### DATA BLOCK
-------------------------

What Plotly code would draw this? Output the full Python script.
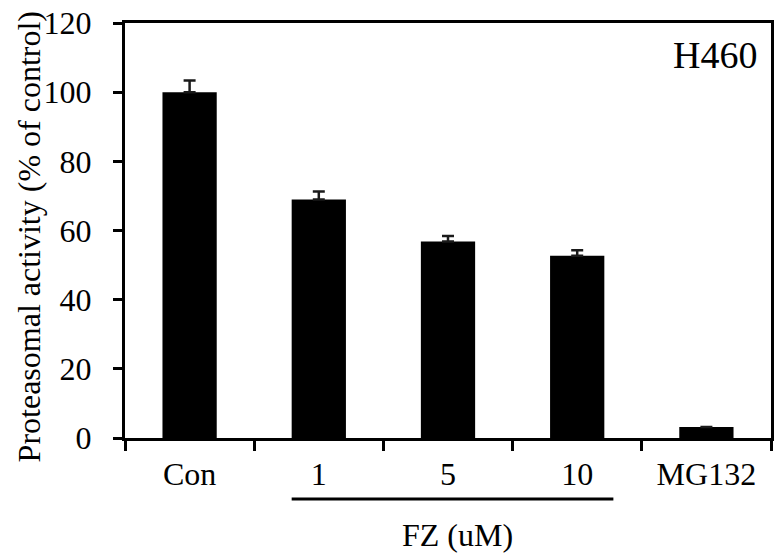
import plotly.graph_objects as go

categories = ["Con", "1", "5", "10", "MG132"]
activity = [100, 69, 56.8, 52.7, 3.2]
errors = [3.4, 2.3, 1.6, 1.6, None]
errors_minus = [0, 0, 0, 0, None]
y_ticks = [0, 20, 40, 60, 80, 100, 120]

FONT = "Liberation Serif"

fig = go.Figure()
fig.add_trace(go.Bar(
    x=categories, y=activity,
    marker=dict(color="black", line=dict(width=0)),
    width=0.42,
    error_y=dict(type="data", symmetric=False, array=errors, arrayminus=errors_minus,
                 visible=True, color="#1a1a1a", thickness=2.5, width=6),
    showlegend=False,
))

fig.update_layout(
    width=777, height=558, autosize=False,
    margin=dict(l=125, r=3, t=23, b=120),
    plot_bgcolor="white", paper_bgcolor="white",
    font=dict(family=FONT, size=32, color="black"),
)
fig.update_xaxes(
    type="category", tickson="boundaries", ticks="outside", ticklen=10, tickwidth=3,
    tickcolor="black", showline=True, linewidth=3, linecolor="black", mirror=True,
    showgrid=False, tickfont=dict(family=FONT, size=32), ticklabelstandoff=6,
)
fig.update_yaxes(
    range=[0, 120], tickvals=y_ticks, ticks="outside", ticklen=9, tickwidth=3,
    tickcolor="black", showline=True, linewidth=3, linecolor="black", mirror=True,
    showgrid=False, zeroline=False, tickfont=dict(family=FONT, size=32),
    ticklabelstandoff=15,
)

fig.add_annotation(
    text="Proteasomal activity (% of control)", textangle=-90,
    xref="paper", yref="paper", x=-0.148, y=(438 - 237) / 415,
    xanchor="center", yanchor="middle",
    showarrow=False, font=dict(family=FONT, size=32, color="black"),
)
fig.add_annotation(
    text="H460", xref="paper", yref="paper", x=0.982, y=(438 - 55) / 415,
    xanchor="right", yanchor="middle", showarrow=False,
    font=dict(family=FONT, size=38, color="black"),
)
fig.add_annotation(
    text="FZ (uM)", xref="paper", yref="paper", x=(459 - 125) / 649, y=(438 - 535) / 415,
    xanchor="center", yanchor="middle", showarrow=False,
    font=dict(family=FONT, size=32, color="black"),
)
fig.add_shape(
    type="line", xref="x", yref="paper", x0=0.79, x1=3.28,
    y0=(438 - 499) / 415, y1=(438 - 499) / 415,
    line=dict(color="black", width=3),
)

fig.write_html("out.html", config={"displayModeBar": False},
               post_script="document.body.style.margin='0';")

-------------------------

Output the lines above in full and exactly as given, omitting any pictures.

### SOLUTION FOR THIS TASK
What Plotly code would draw this? Output the full Python script.
import plotly.graph_objects as go

categories = ["Con", "1", "5", "10", "MG132"]
activity = [100, 69, 56.8, 52.7, 3.2]
errors = [3.4, 2.3, 1.6, 1.6, None]
errors_minus = [0, 0, 0, 0, None]
y_ticks = [0, 20, 40, 60, 80, 100, 120]

FONT = "Liberation Serif"

fig = go.Figure()
fig.add_trace(go.Bar(
    x=categories, y=activity,
    marker=dict(color="black", line=dict(width=0)),
    width=0.42,
    error_y=dict(type="data", symmetric=False, array=errors, arrayminus=errors_minus,
                 visible=True, color="#1a1a1a", thickness=2.5, width=6),
    showlegend=False,
))

fig.update_layout(
    width=777, height=558, autosize=False,
    margin=dict(l=125, r=3, t=23, b=120),
    plot_bgcolor="white", paper_bgcolor="white",
    font=dict(family=FONT, size=32, color="black"),
)
fig.update_xaxes(
    type="category", tickson="boundaries", ticks="outside", ticklen=10, tickwidth=3,
    tickcolor="black", showline=True, linewidth=3, linecolor="black", mirror=True,
    showgrid=False, tickfont=dict(family=FONT, size=32), ticklabelstandoff=6,
)
fig.update_yaxes(
    range=[0, 120], tickvals=y_ticks, ticks="outside", ticklen=9, tickwidth=3,
    tickcolor="black", showline=True, linewidth=3, linecolor="black", mirror=True,
    showgrid=False, zeroline=False, tickfont=dict(family=FONT, size=32),
    ticklabelstandoff=15,
)

fig.add_annotation(
    text="Proteasomal activity (% of control)", textangle=-90,
    xref="paper", yref="paper", x=-0.148, y=(438 - 237) / 415,
    xanchor="center", yanchor="middle",
    showarrow=False, font=dict(family=FONT, size=32, color="black"),
)
fig.add_annotation(
    text="H460", xref="paper", yref="paper", x=0.982, y=(438 - 55) / 415,
    xanchor="right", yanchor="middle", showarrow=False,
    font=dict(family=FONT, size=38, color="black"),
)
fig.add_annotation(
    text="FZ (uM)", xref="paper", yref="paper", x=(459 - 125) / 649, y=(438 - 535) / 415,
    xanchor="center", yanchor="middle", showarrow=False,
    font=dict(family=FONT, size=32, color="black"),
)
fig.add_shape(
    type="line", xref="x", yref="paper", x0=0.79, x1=3.28,
    y0=(438 - 499) / 415, y1=(438 - 499) / 415,
    line=dict(color="black", width=3),
)

fig.write_html("out.html", config={"displayModeBar": False},
               post_script="document.body.style.margin='0';")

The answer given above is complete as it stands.